■ **MATERIAL**
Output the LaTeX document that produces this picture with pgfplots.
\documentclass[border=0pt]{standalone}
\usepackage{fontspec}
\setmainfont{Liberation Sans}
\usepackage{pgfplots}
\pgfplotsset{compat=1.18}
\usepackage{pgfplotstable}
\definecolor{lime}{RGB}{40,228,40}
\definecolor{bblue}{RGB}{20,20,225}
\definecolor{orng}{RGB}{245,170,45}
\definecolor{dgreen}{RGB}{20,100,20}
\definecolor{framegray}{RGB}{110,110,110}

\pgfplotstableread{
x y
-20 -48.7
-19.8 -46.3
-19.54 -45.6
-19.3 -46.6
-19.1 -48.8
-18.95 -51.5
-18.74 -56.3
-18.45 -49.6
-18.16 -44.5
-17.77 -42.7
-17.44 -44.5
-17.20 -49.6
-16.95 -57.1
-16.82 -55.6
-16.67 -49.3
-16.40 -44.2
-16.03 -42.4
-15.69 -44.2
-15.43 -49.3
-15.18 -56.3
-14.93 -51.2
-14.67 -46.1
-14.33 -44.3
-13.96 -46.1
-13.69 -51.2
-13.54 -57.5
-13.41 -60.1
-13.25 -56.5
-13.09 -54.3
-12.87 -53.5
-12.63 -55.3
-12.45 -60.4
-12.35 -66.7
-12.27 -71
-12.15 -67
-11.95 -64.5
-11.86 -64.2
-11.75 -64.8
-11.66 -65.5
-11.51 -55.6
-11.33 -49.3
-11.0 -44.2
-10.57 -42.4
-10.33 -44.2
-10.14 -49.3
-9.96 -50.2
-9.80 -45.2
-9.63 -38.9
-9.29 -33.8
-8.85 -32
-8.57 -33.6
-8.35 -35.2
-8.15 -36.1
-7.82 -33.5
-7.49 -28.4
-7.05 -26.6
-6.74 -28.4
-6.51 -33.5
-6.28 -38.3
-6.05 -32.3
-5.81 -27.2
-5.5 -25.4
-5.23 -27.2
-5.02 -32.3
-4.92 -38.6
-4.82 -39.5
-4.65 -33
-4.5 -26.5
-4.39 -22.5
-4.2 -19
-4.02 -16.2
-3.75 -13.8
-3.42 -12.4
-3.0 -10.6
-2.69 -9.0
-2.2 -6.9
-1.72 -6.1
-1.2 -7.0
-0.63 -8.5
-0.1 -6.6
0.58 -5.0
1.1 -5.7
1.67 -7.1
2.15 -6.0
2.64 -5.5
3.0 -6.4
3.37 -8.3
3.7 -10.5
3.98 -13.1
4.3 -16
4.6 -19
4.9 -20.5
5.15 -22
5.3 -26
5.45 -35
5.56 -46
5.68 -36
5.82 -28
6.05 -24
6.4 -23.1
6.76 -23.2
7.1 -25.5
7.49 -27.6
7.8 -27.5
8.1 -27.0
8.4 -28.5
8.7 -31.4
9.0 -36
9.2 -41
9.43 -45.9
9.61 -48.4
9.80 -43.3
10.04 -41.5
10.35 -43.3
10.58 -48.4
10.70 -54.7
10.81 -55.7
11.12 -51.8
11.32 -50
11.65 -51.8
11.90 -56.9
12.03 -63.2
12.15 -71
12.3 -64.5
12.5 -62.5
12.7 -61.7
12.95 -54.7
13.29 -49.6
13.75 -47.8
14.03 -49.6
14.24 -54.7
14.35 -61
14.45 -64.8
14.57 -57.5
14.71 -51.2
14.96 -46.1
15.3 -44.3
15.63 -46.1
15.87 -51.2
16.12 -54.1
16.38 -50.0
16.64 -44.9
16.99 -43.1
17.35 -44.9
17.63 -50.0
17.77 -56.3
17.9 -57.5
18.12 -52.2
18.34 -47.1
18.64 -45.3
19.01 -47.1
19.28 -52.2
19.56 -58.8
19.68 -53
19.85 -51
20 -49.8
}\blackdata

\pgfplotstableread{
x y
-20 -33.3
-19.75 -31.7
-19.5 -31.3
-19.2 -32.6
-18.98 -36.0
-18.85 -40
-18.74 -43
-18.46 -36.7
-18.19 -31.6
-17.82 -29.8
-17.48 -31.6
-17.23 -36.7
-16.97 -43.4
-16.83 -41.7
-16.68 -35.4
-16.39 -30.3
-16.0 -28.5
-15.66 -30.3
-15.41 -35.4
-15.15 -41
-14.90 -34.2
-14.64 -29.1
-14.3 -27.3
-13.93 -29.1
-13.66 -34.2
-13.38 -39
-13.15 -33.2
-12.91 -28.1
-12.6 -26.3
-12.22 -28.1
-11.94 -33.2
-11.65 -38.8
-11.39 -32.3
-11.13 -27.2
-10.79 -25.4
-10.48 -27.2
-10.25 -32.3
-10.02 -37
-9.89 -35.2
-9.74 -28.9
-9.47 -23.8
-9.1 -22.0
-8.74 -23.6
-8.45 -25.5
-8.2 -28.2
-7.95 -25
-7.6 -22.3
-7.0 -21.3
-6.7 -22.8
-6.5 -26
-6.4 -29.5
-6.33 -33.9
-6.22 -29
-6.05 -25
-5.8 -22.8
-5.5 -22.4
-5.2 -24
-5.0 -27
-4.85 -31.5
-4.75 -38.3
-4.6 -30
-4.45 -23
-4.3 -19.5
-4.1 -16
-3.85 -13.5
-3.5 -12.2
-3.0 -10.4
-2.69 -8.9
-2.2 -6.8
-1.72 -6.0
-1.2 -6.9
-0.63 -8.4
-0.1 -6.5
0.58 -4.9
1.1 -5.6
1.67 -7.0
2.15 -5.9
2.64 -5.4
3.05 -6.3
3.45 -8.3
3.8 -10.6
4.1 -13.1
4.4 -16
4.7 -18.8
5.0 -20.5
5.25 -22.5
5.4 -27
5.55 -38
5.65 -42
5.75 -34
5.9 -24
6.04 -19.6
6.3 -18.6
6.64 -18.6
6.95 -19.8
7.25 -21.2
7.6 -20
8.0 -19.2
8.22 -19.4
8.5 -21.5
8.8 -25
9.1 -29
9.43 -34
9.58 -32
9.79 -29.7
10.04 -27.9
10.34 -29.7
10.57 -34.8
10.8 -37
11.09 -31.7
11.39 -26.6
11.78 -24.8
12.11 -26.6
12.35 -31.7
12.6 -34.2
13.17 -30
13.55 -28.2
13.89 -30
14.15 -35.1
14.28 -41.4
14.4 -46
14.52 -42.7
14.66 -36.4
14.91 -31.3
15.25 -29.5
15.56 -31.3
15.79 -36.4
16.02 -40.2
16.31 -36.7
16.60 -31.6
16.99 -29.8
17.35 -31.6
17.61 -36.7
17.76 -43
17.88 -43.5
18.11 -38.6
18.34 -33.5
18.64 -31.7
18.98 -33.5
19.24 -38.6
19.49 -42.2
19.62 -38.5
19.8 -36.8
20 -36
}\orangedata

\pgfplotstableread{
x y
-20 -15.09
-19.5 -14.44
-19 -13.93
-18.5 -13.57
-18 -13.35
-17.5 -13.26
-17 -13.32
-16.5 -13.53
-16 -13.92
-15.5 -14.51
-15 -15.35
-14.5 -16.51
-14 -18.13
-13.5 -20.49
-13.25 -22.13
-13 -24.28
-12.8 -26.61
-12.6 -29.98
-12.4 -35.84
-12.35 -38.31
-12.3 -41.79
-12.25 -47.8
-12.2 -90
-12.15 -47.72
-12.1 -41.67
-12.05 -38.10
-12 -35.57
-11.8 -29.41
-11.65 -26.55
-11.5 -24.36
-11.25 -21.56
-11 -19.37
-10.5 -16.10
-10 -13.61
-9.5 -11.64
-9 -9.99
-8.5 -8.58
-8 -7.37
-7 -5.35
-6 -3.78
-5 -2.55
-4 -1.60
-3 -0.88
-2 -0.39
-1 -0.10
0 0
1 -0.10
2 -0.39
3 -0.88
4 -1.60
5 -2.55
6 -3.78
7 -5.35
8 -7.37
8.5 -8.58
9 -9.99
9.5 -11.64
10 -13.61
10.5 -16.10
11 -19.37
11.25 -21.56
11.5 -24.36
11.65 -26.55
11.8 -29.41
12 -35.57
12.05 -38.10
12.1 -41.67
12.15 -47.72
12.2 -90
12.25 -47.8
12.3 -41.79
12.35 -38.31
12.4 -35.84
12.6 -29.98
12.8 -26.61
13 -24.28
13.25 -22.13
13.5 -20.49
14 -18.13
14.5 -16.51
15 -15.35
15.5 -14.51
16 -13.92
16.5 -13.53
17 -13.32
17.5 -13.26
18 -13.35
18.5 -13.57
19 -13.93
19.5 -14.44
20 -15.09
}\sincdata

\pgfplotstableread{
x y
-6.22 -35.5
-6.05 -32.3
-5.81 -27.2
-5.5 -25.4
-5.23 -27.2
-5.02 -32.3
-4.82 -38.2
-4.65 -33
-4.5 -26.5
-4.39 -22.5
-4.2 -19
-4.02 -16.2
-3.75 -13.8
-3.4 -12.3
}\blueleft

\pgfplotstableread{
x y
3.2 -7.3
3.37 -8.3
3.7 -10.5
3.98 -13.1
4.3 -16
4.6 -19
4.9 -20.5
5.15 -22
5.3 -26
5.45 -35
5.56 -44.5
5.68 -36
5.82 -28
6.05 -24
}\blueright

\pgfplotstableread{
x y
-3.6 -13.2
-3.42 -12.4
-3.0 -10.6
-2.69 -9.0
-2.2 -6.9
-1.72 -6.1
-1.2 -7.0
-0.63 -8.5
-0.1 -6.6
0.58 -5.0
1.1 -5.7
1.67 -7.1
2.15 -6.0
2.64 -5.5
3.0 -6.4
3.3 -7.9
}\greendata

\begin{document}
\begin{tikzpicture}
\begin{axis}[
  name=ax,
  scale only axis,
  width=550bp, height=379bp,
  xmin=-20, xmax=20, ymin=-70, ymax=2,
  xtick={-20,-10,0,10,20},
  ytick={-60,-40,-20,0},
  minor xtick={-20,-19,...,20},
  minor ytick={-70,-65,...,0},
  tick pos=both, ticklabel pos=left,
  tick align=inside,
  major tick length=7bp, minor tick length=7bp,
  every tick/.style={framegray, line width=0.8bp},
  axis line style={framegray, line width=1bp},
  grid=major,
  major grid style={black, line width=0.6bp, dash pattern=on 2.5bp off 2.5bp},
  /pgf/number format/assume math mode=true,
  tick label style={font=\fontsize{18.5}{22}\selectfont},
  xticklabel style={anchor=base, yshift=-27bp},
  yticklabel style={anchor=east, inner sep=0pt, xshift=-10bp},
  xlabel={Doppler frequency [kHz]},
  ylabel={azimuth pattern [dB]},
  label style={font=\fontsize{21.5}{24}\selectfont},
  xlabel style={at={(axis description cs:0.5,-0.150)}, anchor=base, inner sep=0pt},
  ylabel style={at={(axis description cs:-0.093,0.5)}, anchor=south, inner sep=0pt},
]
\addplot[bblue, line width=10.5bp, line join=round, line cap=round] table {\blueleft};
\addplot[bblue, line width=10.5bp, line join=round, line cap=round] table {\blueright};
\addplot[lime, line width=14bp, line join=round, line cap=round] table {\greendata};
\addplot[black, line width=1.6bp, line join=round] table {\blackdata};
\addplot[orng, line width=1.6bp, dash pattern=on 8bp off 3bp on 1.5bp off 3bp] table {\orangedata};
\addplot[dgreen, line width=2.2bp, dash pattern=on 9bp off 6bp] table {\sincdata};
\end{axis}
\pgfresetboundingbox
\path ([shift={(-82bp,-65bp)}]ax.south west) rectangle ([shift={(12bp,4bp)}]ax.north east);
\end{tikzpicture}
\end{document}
--
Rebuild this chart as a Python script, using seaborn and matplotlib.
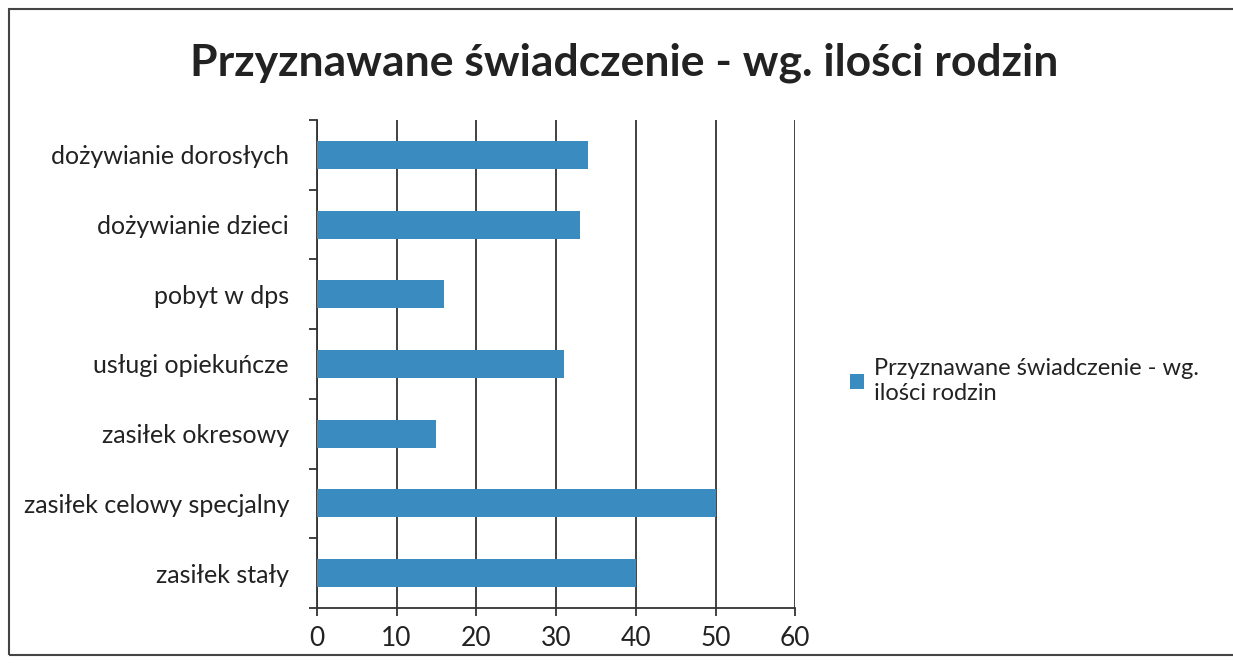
...
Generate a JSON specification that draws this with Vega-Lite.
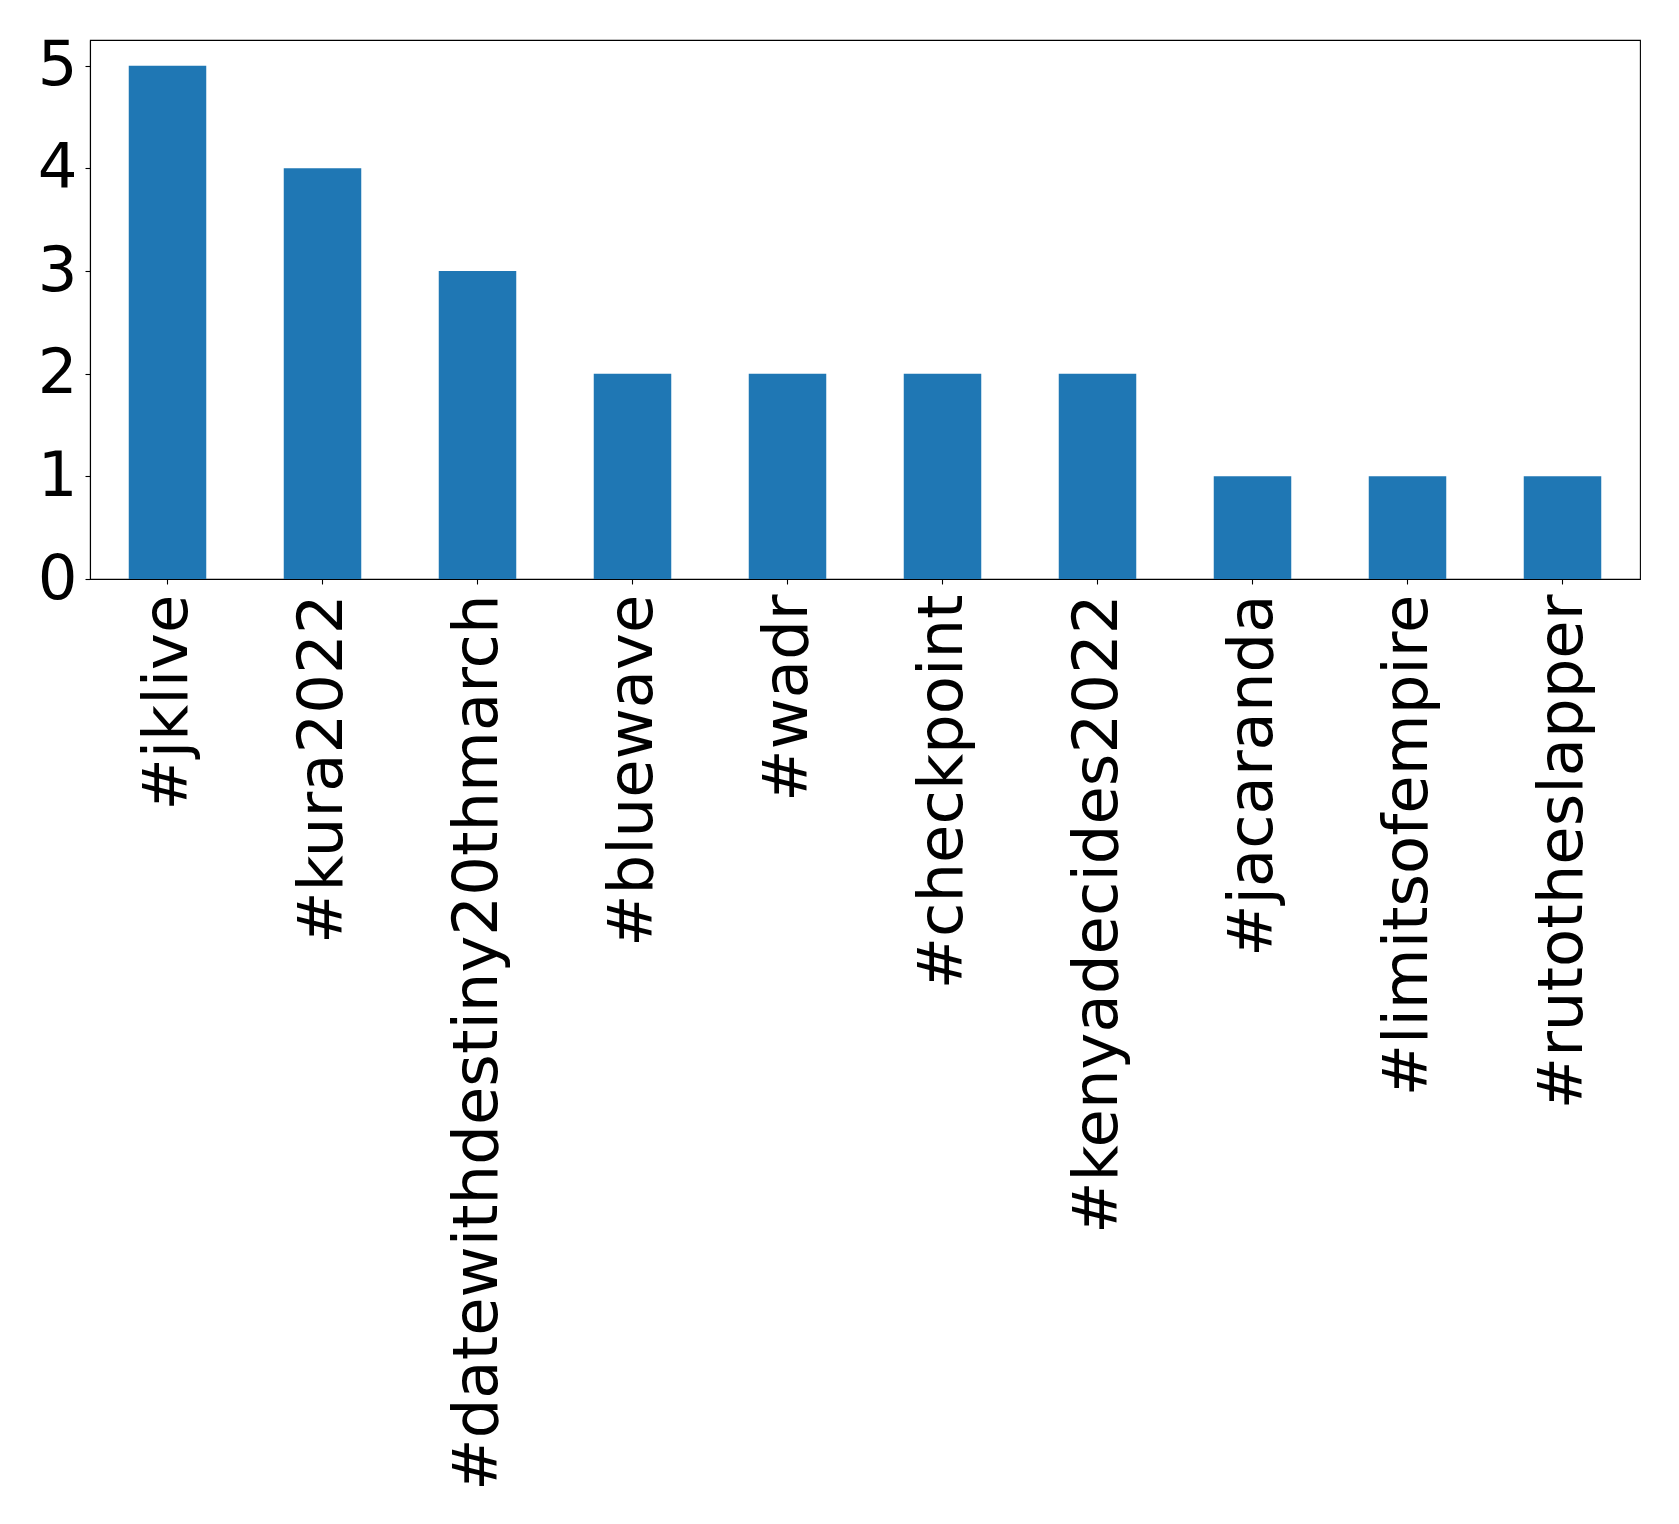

■ **DIRECTIVE**
Isolate the lines that hold the word "with" and copy all of them.

■ **RESPONSE TO THE EXERCISE**
Output the LaTeX document that produces this picture with pgfplots.
Generate a JSON specification that draws this with Vega-Lite.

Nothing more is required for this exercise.